UKHospitality demands rental debt enforcement moratorium from Government

Related tags Coronavirus ukhospitality Government

Trade body UKHospitality has written to the Government asking for an immediate extension of the forfeiture moratorium for six months and a widening of the scope to include broader debt enforcement measures, including winding-up orders, statutory demands and commercial rent arrears recovery.

The Government introduced a three-month rent forfeiture moratorium​ last month, which prevents landlords from repossessing commercial premises where tenants are unable to pay their rent.

However, many operators have spoken in recent days of landlords threatening legal action​ against them for choosing to withhold rent in order to preserve what cash they can while the Coronavirus lockdown is ongoing.

These threats have included bailiff action and wind-up orders; the latter being a court order that forces an insolvent company into compulsory liquidation.

In its letter to the Ministry of Housing, Communities and Local Government, UKHospitality calls for an immediate extension of the forfeiture moratorium to six months, and a widening of the scope to include broader debt enforcement measures.
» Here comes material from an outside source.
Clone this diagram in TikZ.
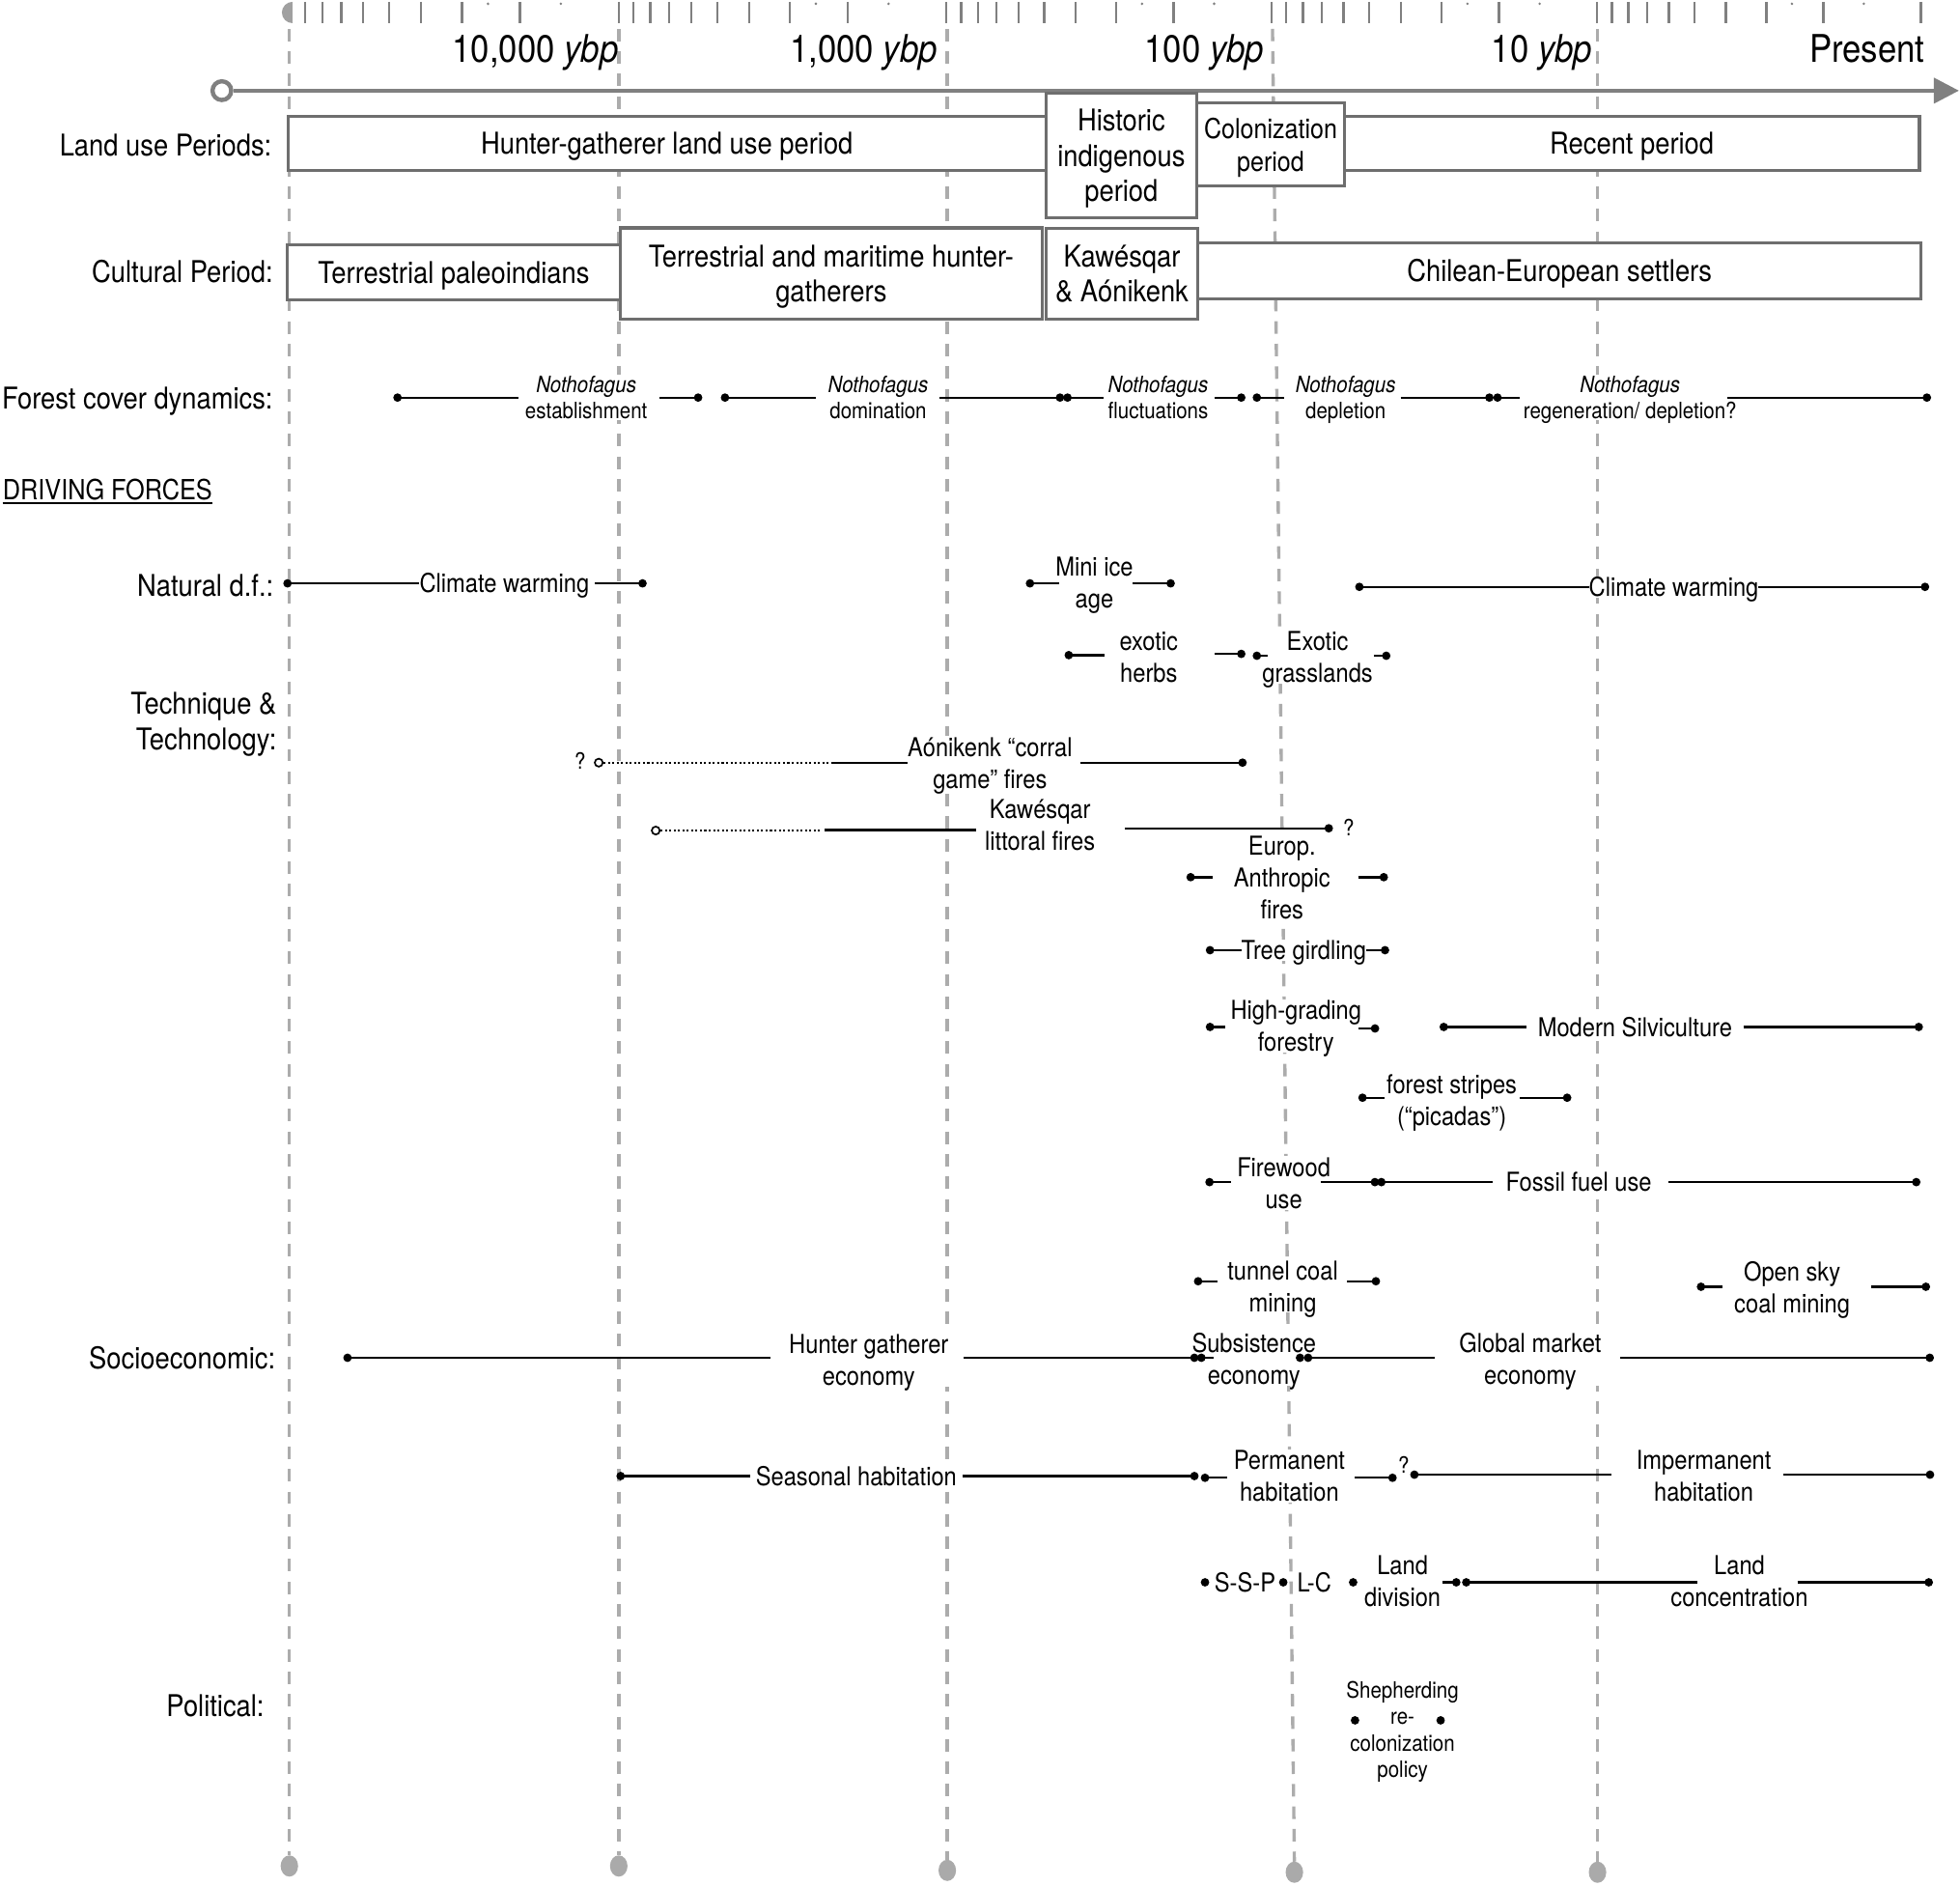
\documentclass[tikz,border=0pt]{standalone}
\usepackage{fontspec}
\setmainfont{TeX Gyre Heros}[FakeStretch=0.88]
\definecolor{dashc}{RGB}{172,172,172}
\definecolor{tickc}{RGB}{128,128,128}
\definecolor{axisc}{RGB}{128,128,128}
\definecolor{boxc}{RGB}{110,110,110}
\definecolor{enddotc}{RGB}{170,170,170}
\newcommand\myfbig{\fontsize{30.5}{34}\selectfont}
\newcommand\myfmain{\fontsize{24}{28}\selectfont}
\newcommand\myfcol{\fontsize{22}{27}\selectfont}
\newcommand\myfdf{\fontsize{22.2}{26}\selectfont}
\newcommand\myfmed{\fontsize{20.8}{25.5}\selectfont}
\newcommand\myfsmall{\fontsize{18}{21}\selectfont}
\newcommand\nd[1]{\raisebox{0pt}[\height][0pt]{#1}}
\newcommand\mybd[1]{\fill[black] (#1) circle (3.4pt);}
\newcommand\myseg[4]{\coordinate (#1a) at (#2,#4); \coordinate (#1b) at (#3,#4); \draw[conn] (#1a) -- (#1b);}
\tikzset{
  lbl/.style={fill=white, inner sep=1pt, align=center, font=\myfmed},
  slbl/.style={fill=white, inner sep=1pt, align=center, font=\myfsmall},
  mainsl/.style={text height=17.3pt, text depth=0pt},
  medsl/.style={text height=15pt, text depth=0pt},
  smallsl/.style={text height=13pt, text depth=0pt},
  rowlbl/.style={anchor=east, inner sep=0pt, align=right, font=\myfmain},
  yearlbl/.style={anchor=base east, inner sep=0pt, font=\myfbig},
  conn/.style={line width=1.8pt, draw=black},
  dotconn/.style={line width=1.6pt, draw=black, dash pattern=on 1.6pt off 1.9pt},
  opend/.style={circle, draw=black, fill=white, line width=1.3pt, minimum size=6.4pt, inner sep=0pt},
  pbox/.style={draw=boxc, line width=2.4pt, fill=white, inner sep=0pt, align=center, font=\myfmain},
  dashl/.style={draw=dashc, line width=2.6pt, dash pattern=on 10pt off 8pt},
  tickl/.style={draw=tickc, line width=1.8pt},
  qmark/.style={font=\myfsmall, smallsl, inner sep=0.5pt},
}
\begin{document}
\begin{tikzpicture}[x=1pt,y=-1pt]
\useasboundingbox (0,0) rectangle (1568,1508);
% ---------- top scale
\fill[tickc!75] (234,1.5) -- (234,18.5) arc[start angle=90,end angle=270,radius=8.5] -- cycle;
\foreach \ds/\dw in {232.3/262.6,494.9/262.1,757/260.1,1017.1/260.5,1277.6/259}{
  \foreach \v in {2,...,9}{\draw[tickl] ({\ds+\dw*(1-log10(\v))},1.5) -- ++(0,17);}
  \foreach \v in {1.5,2.5}{\fill[tickc] ({\ds+\dw*(1-log10(\v))},3) circle (1.1pt);}
}
\foreach \x in {494.9,757,1017.1,1277.6,1536.6}{\draw[tickl] (\x,1.5) -- ++(0,17);}
% ---------- dashed decade lines
\coordinate (gt1) at (231.5,23);  \coordinate (gb1) at (231.5,1484);
\coordinate (gt2) at (495,23);    \coordinate (gb2) at (495,1484);
\coordinate (gt3) at (757.8,23);  \coordinate (gb3) at (757.8,1487.5);
\coordinate (gt4) at (1018,23);   \coordinate (gb4) at (1035.5,1489);
\coordinate (gt5) at (1278,23);   \coordinate (gb5) at (1278,1489);
\foreach \i in {1,...,5}{\draw[dashl] (gt\i) -- (gb\i);}
\fill[enddotc] (231.5,1492.5) ellipse [x radius=7,y radius=8.5];
\fill[enddotc] (495,1492.5) ellipse [x radius=7,y radius=8.5];
\fill[enddotc] (757.8,1496) ellipse [x radius=7,y radius=8.5];
\fill[enddotc] (1035.5,1497.5) ellipse [x radius=7,y radius=8.5];
\fill[enddotc] (1278,1497.5) ellipse [x radius=7,y radius=8.5];
% ---------- time axis
\node[circle, draw=axisc, line width=3.4pt, fill=white, minimum size=15pt, inner sep=0pt] (axs) at (177.5,72.5) {};
\coordinate (axe) at (1550,72.5);
\draw[axisc, line width=3.6pt] (axs.east) -- (axe);
\fill[axisc] (1547,62) -- (1567,72.5) -- (1547,83) -- cycle;
\node[yearlbl] (y4) at (495,50.2) {10,000 \textit{ybp}};
\node[yearlbl] (y3) at (750,50.2) {1,000 \textit{ybp}};
\node[yearlbl] (y2) at (1011.5,50.2) {100 \textit{ybp}};
\node[yearlbl] (y1) at (1274,50.2) {10 \textit{ybp}};
\node[yearlbl] (y0) at (1540,50.2) {Present};
% ---------- period boxes
\node[pbox, mainsl, minimum width=606.1pt, minimum height=43.5pt] (lu1) at (533.55,114.75) {Hunter-gatherer land use period};
\node[pbox, minimum width=120.9pt, minimum height=99.5pt] (lu2) at (897.05,124.25) {Historic\\indigenous\\\nd{period}};
\node[pbox, font=\myfcol, minimum width=118pt, minimum height=66.5pt] (lu3) at (1016.5,115.75) {Colonization\\\nd{period}};
\node[pbox, mainsl, minimum width=460pt, minimum height=43.3pt] (lu4) at (1305.5,114.85) {Recent period};
\node[pbox, mainsl, minimum width=266pt, minimum height=44.3pt] (cp1) at (363,217.85) {Terrestrial paleoindians};
\node[pbox, minimum width=338pt, minimum height=72.7pt] (cp2) at (665,218.65) {Terrestrial and maritime hunter-\\\nd{gatherers}};
\node[pbox, minimum width=121.9pt, minimum height=72.2pt] (cp3) at (897.55,218.9) {Kawésqar\\\& Aónikenk};
\node[pbox, mainsl, minimum width=578.2pt, minimum height=44.6pt] (cp4) at (1247.6,216.7) {Chilean-European settlers};
% ---------- row labels
\node[rowlbl, mainsl] (rl1) at (217.5,116) {Land use Periods:};
\node[rowlbl, mainsl] (rl2) at (218.5,217.6) {Cultural Period:};
\node[rowlbl, mainsl] (rl3) at (218.5,318.5) {Forest cover dynamics:};
\node[anchor=west, inner sep=0pt, font=\myfdf, text height=16pt, text depth=0pt] (dfl) at (2,391.4) {DRIVING FORCES};
\draw[line width=1.3pt] ([yshift=-3pt]dfl.south west) -- ([yshift=-3pt]dfl.south east);
\node[rowlbl, mainsl] (rl4) at (219,468.6) {Natural d.f.:};
\node[rowlbl] (rl5) at (221.5,576.8) {Technique \&\\\nd{Technology:}};
\node[rowlbl, mainsl] (rl6) at (220.5,1086) {Socioeconomic:};
\node[rowlbl, mainsl] (rl7) at (211.5,1364) {Political:};
% ---------- labels
\node[slbl] (fl1) at (469,317.8) {\textit{Nothofagus}\\establishment};
\node[slbl] (fl2) at (702.5,317.8) {\textit{Nothofagus}\\domination};
\node[slbl] (fl3) at (926.5,317.8) {\textit{Nothofagus}\\fluctuations};
\node[slbl] (fl4) at (1076.5,317.8) {\textit{Nothofagus}\\\nd{depletion}};
\node[slbl] (fl5) at (1304,317.8) {\textit{Nothofagus}\\\nd{regeneration/ depletion?}};
\node[lbl, medsl] (nl1) at (403.5,466.6) {Climate warming};
\node[lbl] (nl2) at (875.5,466) {Mini ice\\\nd{age}};
\node[lbl, medsl] (nl3) at (1339,469.4) {Climate warming};
\node[lbl] (el1) at (919,525.5) {exotic\\herbs};
\node[lbl] (el2) at (1054,525.5) {Exotic\\\nd{grasslands}};
\node[lbl] (tl1) at (792,610.2) {Aónikenk “corral\\\nd{game” fires}};
\node[qmark] (tq1) at (464,609) {?};
\node[lbl] (tl2) at (832,659.8) {Kawésqar\\littoral fires};
\node[qmark] (tq2) at (1079,661.7) {?};
\node[lbl] (tl3) at (1025.6,702.2) {Europ.\\Anthropic\\fires};
\node[lbl, medsl] (tl4) at (1043,760) {Tree girdling};
\node[lbl] (tl5) at (1036.8,820.75) {High-grading\\\nd{forestry}};
\node[lbl, medsl] (tl6) at (1308,821.4) {Modern Silviculture};
\node[lbl] (tl7) at (1161.4,879.7) {forest stripes\\\nd{(“picadas”)}};
\node[lbl] (tl8) at (1027,946.25) {Firewood\\use};
\node[lbl, medsl] (tl9) at (1263,945.5) {Fossil fuel use};
\node[lbl] (tl10) at (1026.2,1028.65) {tunnel coal\\\nd{mining}};
\node[lbl] (tl11) at (1433.7,1029.9) {Open sky\\\nd{coal mining}};
\node[lbl] (sl1) at (695,1087.85) {Hunter gatherer\\\nd{economy}};
\node[lbl] (sl2) at (1003.2,1086.55) {Subsistence\\\nd{economy}};
\node[lbl] (sl3) at (1224.2,1086.55) {Global market\\\nd{economy}};
\node[lbl, medsl] (hl1) at (685,1180.6) {Seasonal habitation};
\node[lbl] (hl2) at (1031.5,1180.55) {Permanent\\habitation};
\node[qmark] (hq) at (1123,1171.5) {?};
\node[lbl] (hl3) at (1363,1180.55) {Impermanent\\habitation};
\node[lbl, medsl, inner sep=0.5pt] (ssp) at (996,1265.6) {S-S-P};
\node[lbl, medsl, inner sep=0.5pt] (lc) at (1051.5,1265.6) {L-C};
\node[lbl] (ll1) at (1122,1264.9) {Land\\division};
\node[lbl] (ll2) at (1391.5,1264.9) {Land\\concentration};
\node[slbl] (pl) at (1122,1383.2) {Shepherding\\re-\\colonization\\\nd{policy}};
% ---------- connectors: forest cover
\myseg{f1l}{318}{415}{318} \myseg{f1r}{527.5}{558.5}{318}
\myseg{f2l}{580}{652.5}{318} \myseg{f2r}{751.5}{848}{318}
\myseg{f3l}{854}{882.5}{318} \myseg{f3r}{971.5}{993}{318}
\myseg{f4l}{1005.5}{1027}{318} \myseg{f4r}{1120.5}{1191.5}{318}
\myseg{f5l}{1198}{1216}{318} \myseg{f5r}{1381.5}{1541.5}{318}
\mybd{f1la}\mybd{f1rb}\mybd{f2la}\mybd{f2rb}\mybd{f3la}\mybd{f3rb}\mybd{f4la}\mybd{f4rb}\mybd{f5la}\mybd{f5rb}
% natural
\myseg{n1l}{230}{335}{466.6} \myseg{n1r}{476}{514}{466.6}
\myseg{n2l}{824}{847.5}{466.6} \myseg{n2r}{906}{936.5}{466.6}
\myseg{n3l}{1087.5}{1271.5}{469.4} \myseg{n3r}{1406.6}{1540}{469.4}
\mybd{n1la}\mybd{n1rb}\mybd{n2la}\mybd{n2rb}\mybd{n3la}\mybd{n3rb}
\myseg{e1l}{855}{884}{524} \myseg{e1r}{971.5}{993}{523}
\myseg{e2l}{1005.5}{1014}{524.5} \myseg{e2r}{1099}{1109}{524.5}
\mybd{e1la}\mybd{e1rb}\mybd{e2la}\mybd{e2rb}
% technique and technology
\node[opend] (t1o) at (479,610) {};
\coordinate (t1q) at (662.5,610);
\draw[dotconn] (t1o.east) -- (t1q);
\myseg{t1l}{665}{726}{610} \myseg{t1r}{864}{994}{610}
\mybd{t1rb}
\node[opend] (t2o) at (524.6,664.3) {};
\coordinate (t2q) at (656.4,664.3);
\draw[dotconn] (t2o.east) -- (t2q);
\myseg{t2l}{660}{781}{664} \myseg{t2r}{900}{1063}{662.5}
\mybd{t2rb}
\myseg{t3l}{952.5}{970}{701.6} \myseg{t3r}{1086.5}{1107}{701.6}
\myseg{t4l}{968}{993}{760} \myseg{t4r}{1093}{1108}{760}
\myseg{t5l}{968}{980.5}{821.4} \myseg{t5r}{1086.5}{1100}{822.6}
\myseg{t6l}{1155}{1221}{821.4} \myseg{t6r}{1394.6}{1535}{821.4}
\myseg{t7l}{1090}{1107.5}{878} \myseg{t7r}{1215.6}{1253.7}{878}
\myseg{t8l}{967.6}{985}{945.5} \myseg{t8r}{1056.5}{1099.9}{945.5}
\myseg{t9l}{1105.1}{1194.4}{945.5} \myseg{t9r}{1334.8}{1533}{945.5}
\myseg{t10l}{958.5}{974}{1024.8} \myseg{t10r}{1077.7}{1100.7}{1024.8}
\myseg{t11l}{1360.8}{1378.2}{1029.2} \myseg{t11r}{1497.3}{1540.7}{1029.2}
\mybd{t3la}\mybd{t3rb}\mybd{t4la}\mybd{t4rb}\mybd{t5la}\mybd{t5rb}\mybd{t6la}\mybd{t6rb}
\mybd{t7la}\mybd{t7rb}\mybd{t8la}\mybd{t8rb}\mybd{t9la}\mybd{t9rb}\mybd{t10la}\mybd{t10rb}
\mybd{t11la}\mybd{t11rb}
% socioeconomic
\myseg{s1l}{278}{616}{1086} \myseg{s1r}{771}{955.5}{1086}
\myseg{s2l}{961.1}{970.6}{1086} \myseg{s2r}{1046.5}{1147.6}{1086}
\myseg{s3r}{1295.8}{1543.8}{1086}
\coordinate (s2d) at (1040,1086);
\mybd{s1la}\mybd{s1rb}\mybd{s2la}\mybd{s2d}\mybd{s2ra}\mybd{s3rb}
\myseg{h1l}{496.5}{600}{1180.6} \myseg{h1r}{770}{955.5}{1180.6}
\myseg{h2l}{964}{981.5}{1182} \myseg{h2r}{1084}{1114}{1182}
\myseg{h3l}{1131.5}{1289}{1179.5} \myseg{h3r}{1426.5}{1544}{1179.5}
\mybd{h1la}\mybd{h1rb}\mybd{h2la}\mybd{h2rb}\mybd{h3la}\mybd{h3rb}
\coordinate (ld1) at (964,1265.6); \coordinate (ld2) at (1026.6,1265.6); \coordinate (ld3) at (1082.5,1265.6);
\mybd{ld1}\mybd{ld2}\mybd{ld3}
\myseg{l1r}{1154}{1165}{1265.6} \myseg{l2l}{1173}{1358}{1265.6} \myseg{l2r}{1438}{1543}{1265.6}
\mybd{l1rb}\mybd{l2la}\mybd{l2rb}
% political
\coordinate (pd1) at (1084,1376); \coordinate (pd2) at (1152.5,1376);
\mybd{pd1}\mybd{pd2}
\end{tikzpicture}
\end{document}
“We urgently need action from the Government to provide legal protection for businesses," says UKHospitality CEO Kate Nicholls. "The moratorium on evictions of commercial tenants announced last week does not go far enough, we need a full rental debt enforcement moratorium."

It also urges the Government to ask landlords to use time to renegotiate terms with tenants.

“Rather than use this as an opportunity to work with businesses to investigate rent deferrals or waivers, many landlords have instigated, or threatened to instigate, actions that will cripple businesses and lead to a further loss of jobs on a significant scale,” says Nicholls.

“We have had reports of excessive interest payments applied to rent deferrals, as well as winding-up orders and bailiff action being threatened – at a minimum imposing extra cost to business and at worst threatening their ongoing viability. We have also been alerted to instances where funds have been withdrawn from deposits with top-ups demanded in order to avoid lease terms being broken.

“Landlords are effectively signing a death sentence for many businesses that are just about keeping afloat.”